Der spanische Regierungschef Aznar hatte zum Thema ein Dokument verfasst, das einen Plan mit drei Etappen und einen Zeitplan für eine europäische Strategie enthält, die in zehn Jahren Beschäftigung, Wirtschaftsreformen und sozialen Zusammenhalt erzielen soll. Dieses Dokument fand auf europäischer Ebene viel Beachtung. Teile davon sind in den Kommissionsvorschlag eingegangen.
Zur Vorbereitungsphase des Gipfels ist anzumerken:
Das Vorbereitungsdokument der Präsidentschaft gab zwar die Richtung vor, doch war die Anzahl der Ziele überzogen und es wurden keinerlei Angaben über den Zeitplan gemacht.

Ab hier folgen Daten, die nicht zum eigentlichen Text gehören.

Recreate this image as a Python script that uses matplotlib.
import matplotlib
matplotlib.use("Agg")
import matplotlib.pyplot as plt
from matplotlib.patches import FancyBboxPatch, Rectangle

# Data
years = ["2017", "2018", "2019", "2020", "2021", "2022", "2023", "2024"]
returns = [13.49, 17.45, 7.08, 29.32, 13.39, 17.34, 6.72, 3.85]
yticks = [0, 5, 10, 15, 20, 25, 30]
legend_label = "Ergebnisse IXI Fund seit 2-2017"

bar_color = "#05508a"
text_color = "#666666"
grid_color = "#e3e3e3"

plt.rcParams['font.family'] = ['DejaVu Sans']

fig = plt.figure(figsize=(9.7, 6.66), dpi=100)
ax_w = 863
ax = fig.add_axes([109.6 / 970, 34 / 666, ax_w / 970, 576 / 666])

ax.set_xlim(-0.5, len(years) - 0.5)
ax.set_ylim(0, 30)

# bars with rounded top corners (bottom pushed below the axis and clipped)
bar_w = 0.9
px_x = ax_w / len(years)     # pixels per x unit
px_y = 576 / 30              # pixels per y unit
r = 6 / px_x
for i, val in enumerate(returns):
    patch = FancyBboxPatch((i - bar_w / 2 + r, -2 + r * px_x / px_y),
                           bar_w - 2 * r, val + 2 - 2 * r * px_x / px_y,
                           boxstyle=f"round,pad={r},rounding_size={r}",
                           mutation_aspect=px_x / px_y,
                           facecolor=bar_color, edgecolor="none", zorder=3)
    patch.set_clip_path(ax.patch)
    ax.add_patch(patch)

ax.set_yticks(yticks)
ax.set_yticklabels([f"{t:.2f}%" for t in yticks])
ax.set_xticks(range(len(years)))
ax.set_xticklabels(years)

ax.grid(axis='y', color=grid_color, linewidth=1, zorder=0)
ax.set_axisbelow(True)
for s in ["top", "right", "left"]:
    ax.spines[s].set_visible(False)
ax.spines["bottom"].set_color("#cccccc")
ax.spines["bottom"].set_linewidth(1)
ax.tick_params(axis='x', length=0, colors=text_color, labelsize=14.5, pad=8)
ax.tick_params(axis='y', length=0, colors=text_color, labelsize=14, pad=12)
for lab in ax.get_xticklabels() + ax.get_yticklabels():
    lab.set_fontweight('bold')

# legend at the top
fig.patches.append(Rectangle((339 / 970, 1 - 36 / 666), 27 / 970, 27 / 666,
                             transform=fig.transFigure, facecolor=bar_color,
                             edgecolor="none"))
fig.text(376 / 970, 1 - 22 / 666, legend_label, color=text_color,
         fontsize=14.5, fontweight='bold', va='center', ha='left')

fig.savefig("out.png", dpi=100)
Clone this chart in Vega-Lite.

Das Dokument der Europäischen Kommission zum Thema "Informationsgesellschaft für alle" ging völlig unter, da dessen Vorstellung auf dem vorherigen Europäischen Gipfel zeitgleich mit dem Beschluss erfolgte, die EU-Beitrittsverhandlungen mit den sechs Ländern der sog. 2. Phase zu beginnen. Im Anschluss entglitt den Europäischen Institutionen die Initiative völlig und ging in die Hände der Regierungen über.
Die Art und Weise, in der sich die nationalen Beiträge anhäuften, vermittelte im Vorfeld den Eindruck eines institutionellen Wirrwarrs und hat nicht nur die Öffentlichkeit, sondern auch die Gemeinschaftskreise irritiert.
Im Nachhinein bleibt der Eindruck, dass EU-Präsidentschaft und Europäische Kommission die Vorbereitungen des Gipfels nicht wirklich geleitet, sondern dass vielmehr einige Regierungschefs, von Aznar bis Blair, die Entwicklung gelenkt haben. Es steht die Frage im Raum, ob die Initiativen zum Europäischen Integrationsprozess in Zukunft völlig in die Hände der Regierungschefs übergehen werden und die Europäische Kommission sich zum ausführenden Sekretariat des Rates entwickelt.